Rub the hot blackberries thru’ a sieve, then stir in the gelatine mix.
Leave until beginning to set.
Whip the cream until slightly stiff, fold into the fruit mix, followed by the egg whites.
Rhubarb can be sweetened with a bit less sugar than normal by adding finely chopped sweet cicely leaves at stewing time.
1½lb rhubarb, washed and chopped
3 to 4oz sugar (depending on time of year), plus sweet cicely
7oz wholemeal flour
3oz butter / good quality margarine
3oz Demerara sugar
2tbsp dessicated coconut
Stew the rhubarb gently with the sugar and a splash of water until cooked but not mushy.
Allow to cool (else the topping will be soggy), then strain off any surplus juice.
Combine other ingredients together by the rubbing-in method.

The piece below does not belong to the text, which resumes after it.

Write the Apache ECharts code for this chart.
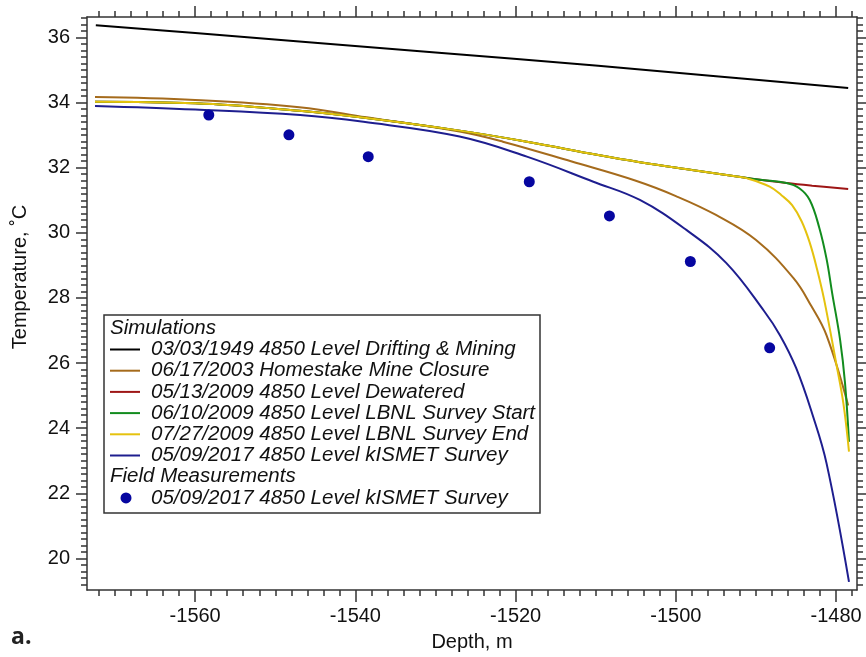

Put fruit in an ovenproof dish, cover with the topping and cook in a medium oven until golden.
Real vanilla ice cream
Real vanilla has a wonderful aroma as well as flavour. The fact that it will look as if you have black pepper in your ice-cream is a testament to genuine ingredients.
½ pint single cream
6 egg yolks
4oz caster sugar
½ pint double cream
Bring the single cream to simmering point with the vanilla pod in it, then leave it aside to infuse for at least an hour. Scrape out some of the vanilla seeds if you want.
Whisk together the egg yolks and sugar, add to the vanilla mix and stir over a very slow heat until the custard thickens enough to coat the back of a wooden spoon. If you try to hurry it, the mix will curdle.
Whip the double cream til thick, then fold into the cooled custard, and fast-freeze.
When the ice-cream starts to solidify, bash it around a couple if times to stop large ice crystals forming.